Head-on collisions may occur when a driver is driving the wrong way on a street or swerves into oncoming traffic. This type of crash can result in catastrophic injuries or even death. Often, accident victims face huge medical bills and need to take time off from work after this type of collision. Generally, it is best to do everything possible to avoid a head-on collision if confronted with the possibility. At The Law Office of Black & DePaoli, PC, our Folsom car accident attorney can help you recover damages if you are in this difficult situation.
Claims Based on Head-on Collisions
Head-on collisions happen when one driver ends up in another driver’s path. In some cases, it is purely driver error, but in other cases, there may be unsafe road conditions or a problem with a defective vehicle. There are also some instances in which both drivers get out of their lanes, resulting in a collision. People in vehicles involved in this type of collision can expect to suffer catastrophic injuries, particularly if the cars are going fast. The faster that the cars are going, the more severe or fatal that the injuries are likely to be.
In some cases, it is clear who was at fault. A driver who was driving in the wrong lane or in the wrong direction or who swerved into oncoming traffic is likely to be held responsible for the damages that result. To establish liability, you will need to show that the defendant owed you a duty of care, the defendant breached this duty of care, there was causation, and you suffered actual damages.
When a defendant drives the wrong way on a one-way street or swerves into oncoming traffic, it is likely that the duty of care has been breached in the context of a head-on collision. In fact, it may be possible for your Folsom car accident attorney to recover damages under a theory of negligence per se (negligence as a matter of law). However, there are instances that may be more complicated, or in which this type of action might be excused. For example, if a defendant suddenly had an epileptic seizure and lost control of the car so that it moved into your lane, this might be excused, depending on whether or not the seizure was foreseeable.
It is wise to contact the police if you are able to do so after a head-on collision. A police report may be used to show negligence per se. Negligence per se applies when a defendant violates a safety law or regulation that was designed to protect a class of which the plaintiff is a member against the type of injury sustained by the plaintiff. In most cases, being able to show negligence per se shifts the focus of the case to damages because liability is clear.

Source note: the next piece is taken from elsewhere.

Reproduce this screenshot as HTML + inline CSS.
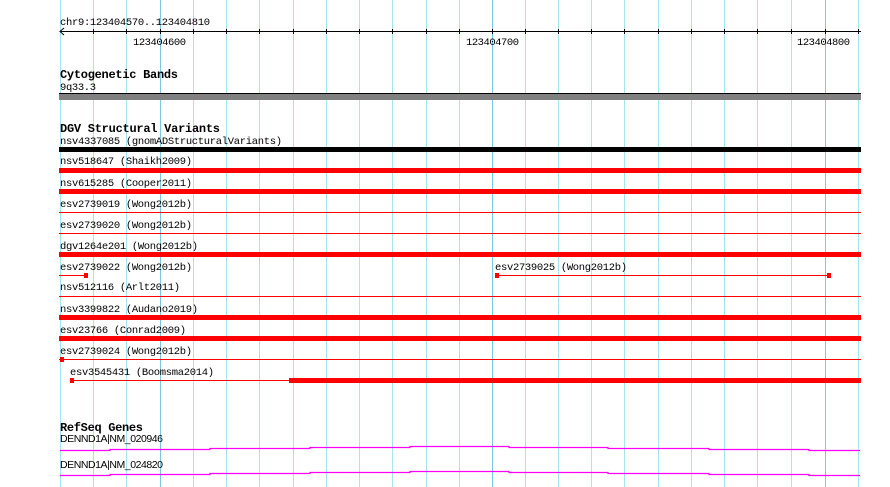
<!DOCTYPE html>
<html><head><meta charset="utf-8"><style>
html,body{margin:0;padding:0;background:#fff;}
svg{display:block;}
text{font-family:"Liberation Mono",monospace;font-size:10.5px;fill:#000;}
.b{font-weight:bold;font-size:12px;}
.g{font-family:"Liberation Sans",sans-serif;font-size:10.5px;}
</style></head><body>
<svg width="890" height="487" xmlns="http://www.w3.org/2000/svg">
<g stroke="#a8e4ec" stroke-width="1">
<line x1="60.5" y1="0" x2="60.5" y2="487"/><line x1="93.5" y1="0" x2="93.5" y2="487"/><line x1="126.5" y1="0" x2="126.5" y2="487"/>
<line x1="193.5" y1="0" x2="193.5" y2="487"/><line x1="226.5" y1="0" x2="226.5" y2="487"/><line x1="259.5" y1="0" x2="259.5" y2="487"/>
<line x1="293.5" y1="0" x2="293.5" y2="487"/><line x1="326.5" y1="0" x2="326.5" y2="487"/><line x1="359.5" y1="0" x2="359.5" y2="487"/>
<line x1="392.5" y1="0" x2="392.5" y2="487"/><line x1="426.5" y1="0" x2="426.5" y2="487"/><line x1="459.5" y1="0" x2="459.5" y2="487"/>
<line x1="525.5" y1="0" x2="525.5" y2="487"/><line x1="558.5" y1="0" x2="558.5" y2="487"/><line x1="591.5" y1="0" x2="591.5" y2="487"/>
<line x1="624.5" y1="0" x2="624.5" y2="487"/><line x1="658.5" y1="0" x2="658.5" y2="487"/><line x1="691.5" y1="0" x2="691.5" y2="487"/>
<line x1="724.5" y1="0" x2="724.5" y2="487"/><line x1="757.5" y1="0" x2="757.5" y2="487"/><line x1="791.5" y1="0" x2="791.5" y2="487"/>
<line x1="858.5" y1="0" x2="858.5" y2="487"/>
</g>
<g stroke="#7cc8e0" stroke-width="1">
<line x1="160.5" y1="0" x2="160.5" y2="487"/><line x1="492.5" y1="0" x2="492.5" y2="487"/><line x1="825.5" y1="0" x2="825.5" y2="487"/>
</g>
<text x="60" y="25" textLength="150">chr9:123404570..123404810</text>
<line x1="60" y1="31.5" x2="861" y2="31.5" stroke="#000"/>
<path d="M64 28 L60 31.5 L64 35" fill="none" stroke="#000"/>
<g stroke="#000">
<line x1="93.5" y1="29" x2="93.5" y2="34"/><line x1="126.5" y1="29" x2="126.5" y2="34"/><line x1="160.5" y1="29" x2="160.5" y2="34"/>
<line x1="193.5" y1="29" x2="193.5" y2="34"/><line x1="226.5" y1="29" x2="226.5" y2="34"/><line x1="259.5" y1="29" x2="259.5" y2="34"/>
<line x1="293.5" y1="29" x2="293.5" y2="34"/><line x1="326.5" y1="29" x2="326.5" y2="34"/><line x1="359.5" y1="29" x2="359.5" y2="34"/>
<line x1="392.5" y1="29" x2="392.5" y2="34"/><line x1="426.5" y1="29" x2="426.5" y2="34"/><line x1="459.5" y1="29" x2="459.5" y2="34"/>
<line x1="492.5" y1="29" x2="492.5" y2="34"/><line x1="525.5" y1="29" x2="525.5" y2="34"/><line x1="558.5" y1="29" x2="558.5" y2="34"/>
<line x1="591.5" y1="29" x2="591.5" y2="34"/><line x1="624.5" y1="29" x2="624.5" y2="34"/><line x1="658.5" y1="29" x2="658.5" y2="34"/>
<line x1="691.5" y1="29" x2="691.5" y2="34"/><line x1="724.5" y1="29" x2="724.5" y2="34"/><line x1="757.5" y1="29" x2="757.5" y2="34"/>
<line x1="791.5" y1="29" x2="791.5" y2="34"/><line x1="825.5" y1="29" x2="825.5" y2="34"/><line x1="858.5" y1="29" x2="858.5" y2="34"/>
</g>
<text x="133" y="45" textLength="53">123404600</text>
<text x="466" y="45" textLength="53">123404700</text>
<text x="797" y="45" textLength="53">123404800</text>

<text class="b" x="60" y="78" textLength="118">Cytogenetic Bands</text>
<text x="60" y="90" textLength="36">9q33.3</text>
<rect x="59" y="93" width="802" height="1" fill="#000"/>
<rect x="59" y="94" width="802" height="6" fill="#808080"/>

<text class="b" x="60" y="132" textLength="160">DGV Structural Variants</text>
<text x="60" y="144" textLength="222">nsv4337085 (gnomADStructuralVariants)</text>
<rect x="59" y="147" width="802" height="5" fill="#000"/>
<text x="60" y="164" textLength="132">nsv518647 (Shaikh2009)</text>
<rect x="59" y="168" width="802" height="5" fill="#f00"/>
<text x="60" y="186" textLength="132">nsv615285 (Cooper2011)</text>
<rect x="59" y="189" width="802" height="5" fill="#f00"/>
<text x="60" y="207" textLength="132">esv2739019 (Wong2012b)</text>
<rect x="59" y="212" width="802" height="1" fill="#f00"/>
<text x="60" y="228" textLength="132">esv2739020 (Wong2012b)</text>
<rect x="59" y="233" width="802" height="1" fill="#f00"/>
<text x="60" y="249" textLength="138">dgv1264e201 (Wong2012b)</text>
<rect x="59" y="252" width="802" height="5" fill="#f00"/>
<text x="60" y="270" textLength="132">esv2739022 (Wong2012b)</text>
<rect x="59" y="275" width="27" height="1" fill="#f00"/>
<rect x="84" y="273" width="4" height="5" fill="#f00"/>
<text x="495" y="270" textLength="132">esv2739025 (Wong2012b)</text>
<rect x="495" y="275" width="334" height="1" fill="#f00"/>
<rect x="495" y="273" width="4" height="5" fill="#f00"/>
<rect x="827" y="273" width="4" height="5" fill="#f00"/>
<text x="60" y="290" textLength="120">nsv512116 (Arlt2011)</text>
<rect x="59" y="296" width="802" height="1" fill="#f00"/>
<text x="60" y="312" textLength="138">nsv3399822 (Audano2019)</text>
<rect x="59" y="315" width="802" height="5" fill="#f00"/>
<text x="60" y="333" textLength="126">esv23766 (Conrad2009)</text>
<rect x="59" y="336" width="802" height="5" fill="#f00"/>
<text x="60" y="354" textLength="132">esv2739024 (Wong2012b)</text>
<rect x="59" y="359" width="802" height="1" fill="#f00"/>
<rect x="60" y="357" width="4" height="5" fill="#f00"/>
<text x="70" y="375" textLength="144">esv3545431 (Boomsma2014)</text>
<rect x="70" y="380" width="220" height="1" fill="#f00"/>
<rect x="70" y="378" width="4" height="5" fill="#f00"/>
<rect x="289" y="378" width="572" height="5" fill="#f00"/>

<text class="b" x="60" y="431" textLength="83">RefSeq Genes</text>
<text class="g" x="60" y="442" textLength="103">DENND1A|NM_020946</text>
<text class="g" x="60" y="468" textLength="103">DENND1A|NM_024820</text>
<path d="M60 450.5 H110 V449.5 H210 V448.5 H310 V447.5 H410 V446.5 H509 V447.5 H608 V448.5 H709 V449.5 H809 V450.5 H860" fill="none" stroke="#f0f" stroke-width="1.2"/>
<path d="M60 475.5 H110 V474.5 H210 V473.5 H310 V472.5 H410 V471.5 H509 V472.5 H608 V473.5 H709 V474.5 H809 V475.5 H860" fill="none" stroke="#f0f" stroke-width="1.2"/>
</svg>
</body></html>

Comparative Negligence in Head-on Collisions
Sometimes both parties are at fault for a head-on collision, or another party is partly at fault for the collision. For example, if both drivers are distracted and fail to maintain their lanes, they may crash. The defendant may allege comparative negligence if this happened in your case. In some cases, it is necessary to retain an accident reconstruction expert to identify who was at fault and by how much. The jury will determine the total damages and also assign a percentage of fault to each person alleged to be at fault. The plaintiff’s damages are reduced by an amount equal to their percentage of fault. For example, if the total damages are $1 million, and you are found to be 40% at fault, you can recover $600,000 from the other driver.

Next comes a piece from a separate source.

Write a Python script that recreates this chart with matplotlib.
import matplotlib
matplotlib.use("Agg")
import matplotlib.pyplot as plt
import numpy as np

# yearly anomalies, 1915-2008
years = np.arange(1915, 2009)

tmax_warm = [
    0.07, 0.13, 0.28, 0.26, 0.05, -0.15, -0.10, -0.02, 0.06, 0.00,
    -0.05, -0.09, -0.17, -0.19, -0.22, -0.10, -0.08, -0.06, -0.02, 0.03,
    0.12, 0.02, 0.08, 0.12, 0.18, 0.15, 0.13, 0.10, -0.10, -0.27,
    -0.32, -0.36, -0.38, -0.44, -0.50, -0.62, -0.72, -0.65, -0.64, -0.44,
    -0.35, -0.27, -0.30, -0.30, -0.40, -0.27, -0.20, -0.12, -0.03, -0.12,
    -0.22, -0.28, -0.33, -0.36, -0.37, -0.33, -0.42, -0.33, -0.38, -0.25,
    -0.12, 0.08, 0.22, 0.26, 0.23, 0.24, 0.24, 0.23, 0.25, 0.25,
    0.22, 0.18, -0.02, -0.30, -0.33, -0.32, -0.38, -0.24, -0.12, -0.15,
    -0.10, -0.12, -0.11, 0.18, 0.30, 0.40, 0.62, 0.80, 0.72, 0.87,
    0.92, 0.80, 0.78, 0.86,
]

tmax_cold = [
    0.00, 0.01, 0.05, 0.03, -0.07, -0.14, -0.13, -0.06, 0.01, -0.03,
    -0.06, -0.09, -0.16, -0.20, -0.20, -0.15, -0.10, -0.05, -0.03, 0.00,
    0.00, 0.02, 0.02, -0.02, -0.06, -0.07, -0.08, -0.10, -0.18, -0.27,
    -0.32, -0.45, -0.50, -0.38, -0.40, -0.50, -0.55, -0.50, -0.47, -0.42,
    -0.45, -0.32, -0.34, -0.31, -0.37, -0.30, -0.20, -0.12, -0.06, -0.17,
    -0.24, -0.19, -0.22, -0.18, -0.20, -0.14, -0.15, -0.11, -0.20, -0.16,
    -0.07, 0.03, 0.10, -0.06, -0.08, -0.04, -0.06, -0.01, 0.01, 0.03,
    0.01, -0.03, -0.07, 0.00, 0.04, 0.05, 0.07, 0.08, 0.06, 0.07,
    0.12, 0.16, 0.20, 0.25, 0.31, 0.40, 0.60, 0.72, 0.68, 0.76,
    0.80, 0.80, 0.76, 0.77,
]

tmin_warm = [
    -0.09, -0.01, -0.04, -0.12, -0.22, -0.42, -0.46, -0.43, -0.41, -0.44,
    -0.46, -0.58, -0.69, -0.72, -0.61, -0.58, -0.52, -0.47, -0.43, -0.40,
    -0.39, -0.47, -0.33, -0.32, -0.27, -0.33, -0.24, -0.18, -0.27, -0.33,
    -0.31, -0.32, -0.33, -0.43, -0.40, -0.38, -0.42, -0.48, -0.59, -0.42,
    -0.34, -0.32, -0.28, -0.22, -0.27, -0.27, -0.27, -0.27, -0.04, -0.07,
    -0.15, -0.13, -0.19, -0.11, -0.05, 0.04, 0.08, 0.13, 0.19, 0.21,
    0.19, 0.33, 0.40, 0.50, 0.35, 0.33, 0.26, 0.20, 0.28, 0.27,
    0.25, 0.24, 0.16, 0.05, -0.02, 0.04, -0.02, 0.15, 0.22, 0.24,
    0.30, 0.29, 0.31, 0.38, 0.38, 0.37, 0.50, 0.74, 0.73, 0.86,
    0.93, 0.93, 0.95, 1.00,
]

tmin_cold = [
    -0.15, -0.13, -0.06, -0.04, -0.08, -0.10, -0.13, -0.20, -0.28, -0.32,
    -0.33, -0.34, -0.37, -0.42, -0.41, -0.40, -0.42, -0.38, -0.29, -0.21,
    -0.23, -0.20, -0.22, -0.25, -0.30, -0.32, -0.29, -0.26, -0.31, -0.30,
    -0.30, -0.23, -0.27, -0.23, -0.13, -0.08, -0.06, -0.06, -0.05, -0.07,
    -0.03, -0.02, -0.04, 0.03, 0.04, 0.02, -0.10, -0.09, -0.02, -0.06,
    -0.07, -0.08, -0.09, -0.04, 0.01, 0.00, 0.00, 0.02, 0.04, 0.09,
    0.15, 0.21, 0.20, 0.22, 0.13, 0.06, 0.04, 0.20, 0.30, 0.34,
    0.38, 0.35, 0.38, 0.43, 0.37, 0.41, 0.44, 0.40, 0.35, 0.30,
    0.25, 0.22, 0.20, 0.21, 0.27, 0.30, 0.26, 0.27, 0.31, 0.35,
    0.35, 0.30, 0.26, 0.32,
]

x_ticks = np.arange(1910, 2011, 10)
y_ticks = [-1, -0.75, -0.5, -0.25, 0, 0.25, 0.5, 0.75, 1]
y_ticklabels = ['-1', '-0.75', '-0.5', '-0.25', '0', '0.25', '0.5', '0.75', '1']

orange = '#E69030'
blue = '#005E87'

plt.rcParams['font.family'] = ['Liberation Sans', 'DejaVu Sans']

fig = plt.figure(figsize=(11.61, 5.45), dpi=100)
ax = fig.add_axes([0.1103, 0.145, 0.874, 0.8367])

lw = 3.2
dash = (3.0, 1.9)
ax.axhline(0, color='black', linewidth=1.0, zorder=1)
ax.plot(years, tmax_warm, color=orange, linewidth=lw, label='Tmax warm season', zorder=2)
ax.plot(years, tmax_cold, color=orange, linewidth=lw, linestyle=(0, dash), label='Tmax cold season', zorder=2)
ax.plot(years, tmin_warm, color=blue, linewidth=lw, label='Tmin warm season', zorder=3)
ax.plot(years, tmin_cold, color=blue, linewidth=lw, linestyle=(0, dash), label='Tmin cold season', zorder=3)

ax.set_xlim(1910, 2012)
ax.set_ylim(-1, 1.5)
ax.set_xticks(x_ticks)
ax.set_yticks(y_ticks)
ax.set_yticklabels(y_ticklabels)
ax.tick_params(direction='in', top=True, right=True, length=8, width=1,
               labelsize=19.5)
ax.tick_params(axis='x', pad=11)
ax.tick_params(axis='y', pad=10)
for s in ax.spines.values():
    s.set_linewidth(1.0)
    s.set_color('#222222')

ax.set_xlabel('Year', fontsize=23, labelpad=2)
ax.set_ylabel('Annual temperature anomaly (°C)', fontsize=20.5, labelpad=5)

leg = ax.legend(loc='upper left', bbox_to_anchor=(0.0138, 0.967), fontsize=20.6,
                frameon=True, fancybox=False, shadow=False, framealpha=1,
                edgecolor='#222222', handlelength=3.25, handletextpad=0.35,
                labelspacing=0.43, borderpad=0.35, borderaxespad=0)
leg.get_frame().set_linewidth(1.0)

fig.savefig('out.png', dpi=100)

In other cases, an accident occurs due to a failure to put up appropriate signs during construction, weather conditions, or poor road design. It is crucial to retain an attorney who understands how to establish liability in different situations that may be complex.
Damages that you may be able to recover include medical bills, lost earning capacity, lost wages, household services, vocational rehabilitation, lost enjoyment of activities, pain and suffering, and mental anguish.